■ RECORDS SUPPLIED:
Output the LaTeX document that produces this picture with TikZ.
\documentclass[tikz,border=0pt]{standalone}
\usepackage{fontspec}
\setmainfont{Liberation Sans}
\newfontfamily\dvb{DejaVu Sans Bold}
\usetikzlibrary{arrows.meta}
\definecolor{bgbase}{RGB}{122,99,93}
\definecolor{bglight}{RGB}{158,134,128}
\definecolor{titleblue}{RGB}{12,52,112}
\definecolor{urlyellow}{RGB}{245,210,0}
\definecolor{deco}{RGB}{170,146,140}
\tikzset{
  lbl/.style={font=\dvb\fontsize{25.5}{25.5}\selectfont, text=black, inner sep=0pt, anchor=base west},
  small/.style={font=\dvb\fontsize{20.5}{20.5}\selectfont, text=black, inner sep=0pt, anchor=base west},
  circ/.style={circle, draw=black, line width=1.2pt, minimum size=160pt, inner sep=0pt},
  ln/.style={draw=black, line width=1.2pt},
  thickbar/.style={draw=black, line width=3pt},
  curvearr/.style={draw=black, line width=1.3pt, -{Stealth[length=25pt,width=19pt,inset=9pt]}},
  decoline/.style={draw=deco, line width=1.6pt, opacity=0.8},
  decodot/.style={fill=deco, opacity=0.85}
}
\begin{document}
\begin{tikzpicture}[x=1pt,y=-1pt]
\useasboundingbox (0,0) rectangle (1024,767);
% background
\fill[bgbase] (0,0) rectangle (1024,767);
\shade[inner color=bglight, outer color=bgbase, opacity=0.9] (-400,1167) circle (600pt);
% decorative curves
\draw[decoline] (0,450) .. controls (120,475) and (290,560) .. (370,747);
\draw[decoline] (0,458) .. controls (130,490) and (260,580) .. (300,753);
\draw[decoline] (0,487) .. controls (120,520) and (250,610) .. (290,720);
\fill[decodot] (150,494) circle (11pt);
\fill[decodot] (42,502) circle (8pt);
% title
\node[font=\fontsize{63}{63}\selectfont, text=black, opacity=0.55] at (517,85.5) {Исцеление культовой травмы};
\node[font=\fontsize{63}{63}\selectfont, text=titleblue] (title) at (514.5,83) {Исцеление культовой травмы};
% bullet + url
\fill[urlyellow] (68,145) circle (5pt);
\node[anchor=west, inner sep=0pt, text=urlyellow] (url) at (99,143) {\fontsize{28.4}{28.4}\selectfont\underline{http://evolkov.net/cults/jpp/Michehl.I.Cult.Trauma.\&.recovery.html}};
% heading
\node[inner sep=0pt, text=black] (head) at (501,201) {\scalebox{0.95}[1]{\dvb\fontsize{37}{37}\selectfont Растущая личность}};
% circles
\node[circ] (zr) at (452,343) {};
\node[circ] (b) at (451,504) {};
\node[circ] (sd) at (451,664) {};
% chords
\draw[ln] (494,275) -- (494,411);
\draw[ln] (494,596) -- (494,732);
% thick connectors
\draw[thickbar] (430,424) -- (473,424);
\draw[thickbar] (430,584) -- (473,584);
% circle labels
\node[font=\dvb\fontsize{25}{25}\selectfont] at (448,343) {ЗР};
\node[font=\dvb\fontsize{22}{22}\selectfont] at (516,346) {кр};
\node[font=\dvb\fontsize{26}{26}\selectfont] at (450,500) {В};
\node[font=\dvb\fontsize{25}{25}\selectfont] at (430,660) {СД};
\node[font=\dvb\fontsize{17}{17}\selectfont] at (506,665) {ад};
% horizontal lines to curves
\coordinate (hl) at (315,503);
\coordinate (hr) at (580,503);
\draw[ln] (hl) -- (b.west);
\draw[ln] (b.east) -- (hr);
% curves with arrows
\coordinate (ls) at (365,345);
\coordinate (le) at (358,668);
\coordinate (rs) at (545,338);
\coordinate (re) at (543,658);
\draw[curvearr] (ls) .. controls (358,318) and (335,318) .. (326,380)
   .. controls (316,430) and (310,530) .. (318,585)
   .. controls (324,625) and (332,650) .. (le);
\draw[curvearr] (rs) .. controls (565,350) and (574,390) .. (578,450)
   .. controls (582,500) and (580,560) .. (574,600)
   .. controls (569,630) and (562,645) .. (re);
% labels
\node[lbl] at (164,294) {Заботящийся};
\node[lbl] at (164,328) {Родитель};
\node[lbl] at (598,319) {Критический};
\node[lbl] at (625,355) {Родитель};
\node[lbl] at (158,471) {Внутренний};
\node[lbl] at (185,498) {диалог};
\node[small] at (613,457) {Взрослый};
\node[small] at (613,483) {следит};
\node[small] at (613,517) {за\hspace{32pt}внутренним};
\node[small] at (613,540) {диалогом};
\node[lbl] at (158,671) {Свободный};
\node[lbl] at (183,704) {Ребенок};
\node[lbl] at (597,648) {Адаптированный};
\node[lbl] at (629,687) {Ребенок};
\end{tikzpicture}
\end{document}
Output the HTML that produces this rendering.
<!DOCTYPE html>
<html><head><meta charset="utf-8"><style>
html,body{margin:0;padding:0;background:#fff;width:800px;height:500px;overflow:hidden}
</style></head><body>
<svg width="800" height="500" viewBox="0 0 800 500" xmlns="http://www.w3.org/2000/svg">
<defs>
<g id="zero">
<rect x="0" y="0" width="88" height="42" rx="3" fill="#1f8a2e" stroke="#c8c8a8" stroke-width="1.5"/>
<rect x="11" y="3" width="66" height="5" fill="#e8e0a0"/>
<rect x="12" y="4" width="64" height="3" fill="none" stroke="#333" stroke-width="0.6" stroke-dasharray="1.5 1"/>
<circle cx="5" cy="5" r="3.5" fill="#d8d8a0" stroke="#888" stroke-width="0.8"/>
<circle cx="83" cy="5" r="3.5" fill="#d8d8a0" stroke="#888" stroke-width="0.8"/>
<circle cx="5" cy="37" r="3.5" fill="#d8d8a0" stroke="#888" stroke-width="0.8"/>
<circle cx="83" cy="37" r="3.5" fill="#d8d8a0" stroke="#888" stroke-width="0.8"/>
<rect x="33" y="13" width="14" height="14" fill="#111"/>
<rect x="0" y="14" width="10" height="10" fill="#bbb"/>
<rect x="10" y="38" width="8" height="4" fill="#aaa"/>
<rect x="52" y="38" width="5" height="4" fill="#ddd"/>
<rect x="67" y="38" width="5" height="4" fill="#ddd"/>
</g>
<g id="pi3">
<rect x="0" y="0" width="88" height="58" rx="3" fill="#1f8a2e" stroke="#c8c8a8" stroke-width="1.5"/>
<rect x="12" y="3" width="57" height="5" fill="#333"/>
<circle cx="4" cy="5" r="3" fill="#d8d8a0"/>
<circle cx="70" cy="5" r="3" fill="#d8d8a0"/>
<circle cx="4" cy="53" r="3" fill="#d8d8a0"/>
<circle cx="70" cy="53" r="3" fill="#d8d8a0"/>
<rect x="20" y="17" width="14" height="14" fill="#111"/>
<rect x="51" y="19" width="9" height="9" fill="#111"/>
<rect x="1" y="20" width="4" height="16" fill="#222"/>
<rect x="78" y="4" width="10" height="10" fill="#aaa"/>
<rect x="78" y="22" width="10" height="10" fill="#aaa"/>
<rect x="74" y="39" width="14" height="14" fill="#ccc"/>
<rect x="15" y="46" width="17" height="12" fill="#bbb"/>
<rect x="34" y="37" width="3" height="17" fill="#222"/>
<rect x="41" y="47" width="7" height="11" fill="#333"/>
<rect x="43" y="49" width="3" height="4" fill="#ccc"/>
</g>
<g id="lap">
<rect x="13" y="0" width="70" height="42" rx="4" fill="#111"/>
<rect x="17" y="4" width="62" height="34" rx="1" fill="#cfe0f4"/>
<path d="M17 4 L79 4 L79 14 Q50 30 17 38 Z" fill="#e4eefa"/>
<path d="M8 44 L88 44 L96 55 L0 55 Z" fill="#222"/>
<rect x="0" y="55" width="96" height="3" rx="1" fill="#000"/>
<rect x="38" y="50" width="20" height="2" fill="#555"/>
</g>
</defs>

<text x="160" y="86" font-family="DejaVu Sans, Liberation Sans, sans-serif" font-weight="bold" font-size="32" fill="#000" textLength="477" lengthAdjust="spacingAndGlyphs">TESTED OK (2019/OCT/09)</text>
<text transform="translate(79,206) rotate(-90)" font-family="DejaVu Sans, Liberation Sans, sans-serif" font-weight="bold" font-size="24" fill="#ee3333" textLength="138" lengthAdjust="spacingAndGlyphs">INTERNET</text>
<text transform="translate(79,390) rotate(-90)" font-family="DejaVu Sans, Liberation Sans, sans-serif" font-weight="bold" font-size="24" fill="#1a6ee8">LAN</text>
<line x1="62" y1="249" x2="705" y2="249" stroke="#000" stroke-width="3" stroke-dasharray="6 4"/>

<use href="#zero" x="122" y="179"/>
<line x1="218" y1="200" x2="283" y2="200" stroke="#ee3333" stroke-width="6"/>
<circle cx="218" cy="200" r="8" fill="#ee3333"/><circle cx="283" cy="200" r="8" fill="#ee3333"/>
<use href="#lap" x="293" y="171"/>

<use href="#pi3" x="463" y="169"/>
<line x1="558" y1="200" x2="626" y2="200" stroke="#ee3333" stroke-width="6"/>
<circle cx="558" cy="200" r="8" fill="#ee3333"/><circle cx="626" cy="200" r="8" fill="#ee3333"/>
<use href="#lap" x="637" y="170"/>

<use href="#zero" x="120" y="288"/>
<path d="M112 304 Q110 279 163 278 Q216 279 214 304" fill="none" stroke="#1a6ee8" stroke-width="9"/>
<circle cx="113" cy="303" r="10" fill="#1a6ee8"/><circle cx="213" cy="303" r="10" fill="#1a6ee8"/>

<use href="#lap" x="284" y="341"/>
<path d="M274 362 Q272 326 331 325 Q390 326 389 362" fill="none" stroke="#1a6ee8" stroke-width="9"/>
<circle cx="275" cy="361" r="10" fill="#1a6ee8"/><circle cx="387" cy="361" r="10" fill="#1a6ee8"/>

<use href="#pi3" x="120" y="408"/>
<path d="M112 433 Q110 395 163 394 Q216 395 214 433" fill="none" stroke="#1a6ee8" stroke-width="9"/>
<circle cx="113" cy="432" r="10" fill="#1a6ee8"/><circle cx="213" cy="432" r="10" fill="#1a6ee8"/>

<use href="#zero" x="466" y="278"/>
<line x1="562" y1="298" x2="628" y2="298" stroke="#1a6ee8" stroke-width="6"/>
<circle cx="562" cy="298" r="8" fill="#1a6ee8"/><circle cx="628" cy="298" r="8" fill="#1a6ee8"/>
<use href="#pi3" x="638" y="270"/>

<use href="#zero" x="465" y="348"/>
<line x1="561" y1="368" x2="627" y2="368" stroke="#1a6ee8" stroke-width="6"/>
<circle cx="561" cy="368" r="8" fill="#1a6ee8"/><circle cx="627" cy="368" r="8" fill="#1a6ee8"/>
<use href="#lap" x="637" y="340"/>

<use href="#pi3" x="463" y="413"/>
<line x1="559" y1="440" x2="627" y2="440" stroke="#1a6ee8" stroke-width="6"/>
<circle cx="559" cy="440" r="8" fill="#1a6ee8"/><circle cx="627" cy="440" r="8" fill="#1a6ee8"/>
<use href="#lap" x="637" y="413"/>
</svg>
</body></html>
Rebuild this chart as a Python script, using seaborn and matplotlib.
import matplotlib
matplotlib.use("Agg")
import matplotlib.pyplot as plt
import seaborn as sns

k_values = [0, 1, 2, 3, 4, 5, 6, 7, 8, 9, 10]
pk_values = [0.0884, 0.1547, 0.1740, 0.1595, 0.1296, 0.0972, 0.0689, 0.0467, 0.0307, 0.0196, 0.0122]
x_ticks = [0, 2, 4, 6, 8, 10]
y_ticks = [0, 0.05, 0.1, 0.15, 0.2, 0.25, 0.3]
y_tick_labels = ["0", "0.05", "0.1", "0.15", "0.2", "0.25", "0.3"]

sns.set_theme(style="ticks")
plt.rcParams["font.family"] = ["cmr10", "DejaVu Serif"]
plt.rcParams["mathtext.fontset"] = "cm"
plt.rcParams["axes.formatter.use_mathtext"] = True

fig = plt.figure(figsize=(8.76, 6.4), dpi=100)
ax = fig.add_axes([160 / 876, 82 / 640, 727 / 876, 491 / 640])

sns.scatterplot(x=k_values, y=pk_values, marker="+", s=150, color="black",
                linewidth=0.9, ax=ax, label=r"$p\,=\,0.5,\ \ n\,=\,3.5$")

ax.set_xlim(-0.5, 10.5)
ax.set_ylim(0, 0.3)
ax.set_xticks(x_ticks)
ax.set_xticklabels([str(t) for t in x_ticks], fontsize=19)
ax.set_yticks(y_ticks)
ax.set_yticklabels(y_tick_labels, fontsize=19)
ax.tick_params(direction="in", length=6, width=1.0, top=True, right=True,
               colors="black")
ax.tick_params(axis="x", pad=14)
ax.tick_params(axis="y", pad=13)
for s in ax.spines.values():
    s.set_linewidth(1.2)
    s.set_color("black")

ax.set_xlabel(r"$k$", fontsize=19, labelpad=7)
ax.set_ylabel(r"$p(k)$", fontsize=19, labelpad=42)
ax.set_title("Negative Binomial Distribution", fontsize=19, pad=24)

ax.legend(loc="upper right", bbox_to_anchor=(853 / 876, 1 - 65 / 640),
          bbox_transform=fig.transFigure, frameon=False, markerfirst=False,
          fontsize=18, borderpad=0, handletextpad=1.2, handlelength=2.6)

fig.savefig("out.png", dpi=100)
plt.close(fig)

■ GIVEN REQUEST:
Reproduce each line holding the word "with".

■ SOLUTION:
Output the LaTeX document that produces this picture with TikZ.
% curves with arrows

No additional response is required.